More than 1.5 million children enrolled in public schools experienced homelessness during the 2017-2018 school year, and 74 percent of unhoused students during the 2017-2018 school year were living temporarily with family or friends.

Millions of children live in food-insecure households, lacking reliable access to safe, sufficient, and nutritious food, and more than 1 in 7 children – 10.7 million – were food insecure, meaning they lived in households where not everyone had enough to eat.

Black and Hispanic children were twice as likely to live in food-insecure households as White children.

The report further found that America’s schools have continued to slip backwards into patterns of deep racial and socioeconomic segregation, perpetuating achievement gaps.

For instance, during the 2017-2018 public school year, 19 percent of Black, 21 percent of Hispanic, and more than 26 percent of American Indian/Alaska Native school students did not graduate on time compared with only 11 percent of White students.

More than 77 percent of Hispanic and more than 79 percent of Black fourth and eighth grade public school students were not proficient in reading or math in 2019, compared with less than 60 percent of White students.

“We find that in the course of the last year, we’ve come to the point where our conversations about child well-being and our dialogue and reckoning around racial justice has really met a point of intersection, and so we must consider child well-being in every conversation about racial justice and quite frankly you can only sustainably speak of racial justice if we’re talking about the state of our children,” Dr. Wilson observed.

Some more of the startling statistics found in the report include:

  • A White public school student is suspended every six seconds, while students of color and non-White students are suspended every two seconds.
  • Conditions leading to a person dropping out of high school occur with white students every 19 seconds, while it occurs every nine seconds for non-White and students of color.
  • A White child is arrested every 1 minute and 12 seconds, while students of color and non-whites are arrested every 45 seconds.
  • A White student in public school is corporally punished every two minutes, while students of color and non-Whites face such action every 49 seconds.

Dr. Wilson asserted that federal spending “reflects the nation’s skewed priorities.”

In the report, he notes that children are not receiving the investment they need to thrive, and despite making up such a large portion of the population, less than 7.5 percent of federal spending went towards children in fiscal year 2020.
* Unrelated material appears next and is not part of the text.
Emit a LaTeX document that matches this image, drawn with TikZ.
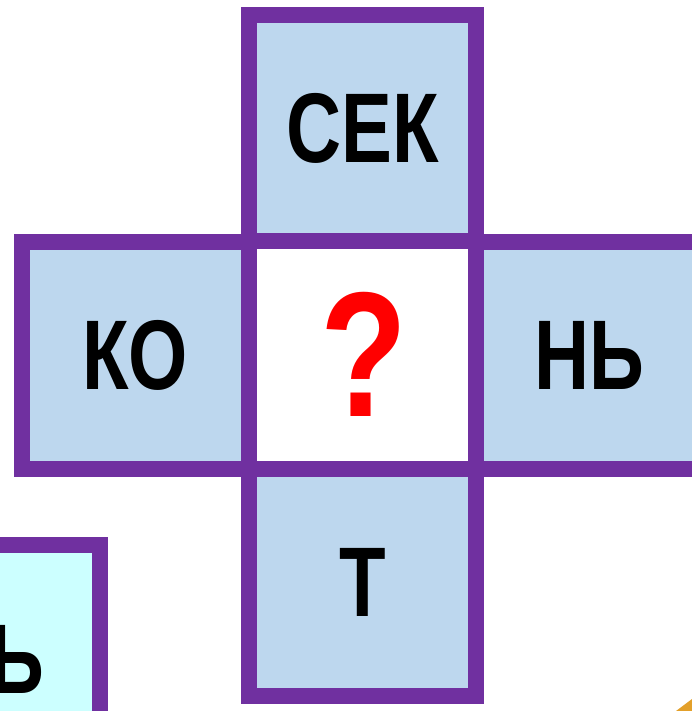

Despite Congress raising statutory caps on discretionary spending in fiscal years 2018 to 2020, children did not receive their fair share of those increases and children’s share of total federal spending has continued to decline.

“Children continue to be the poorest segment of the population,” Dr. Wilson demanded. “We are headed into a dark place as it relates to poverty and inequity on the American landscape because our children become the canary in the coal mine.”

Dr. Wilson did note that the Children’s Defense Fund is pleased about President Joe Biden’s American Rescue Plan, which, among other things, makes it easier for parents to keep their jobs and provides a lifeline for disadvantaged children.

The $1.9 trillion plan not only contained $1,400 checks for individuals, it includes monthly allowances and other elements to help reduce child poverty.

The President’s plan expands home visitation programs that help at-risk parents from pregnancy through early childhood and is presents universal access to top-notch pre-K for 3- and 4-year-olds.

“The American Rescue Plan carried significant and powerful anti-poverty messages that will have remarkable benefits on the lives of children in America over the course of the next two years,” Dr. Wilson declared.

“The Children’s Defense Fund was quick to applaud the efforts of the President. We have worked with partners, including leading a child poverty coalition, to advance the ideas of that investment,” he continued.

“Most notably, the expansion of the child tax credit which has the impact of reducing poverty, lifting more than 50 percent of African American children out of poverty, 81 percent of Indigenous children, 45 percent of Hispanic children. It’s not only good policy, but it’s specifically good policy for Black and Brown children.”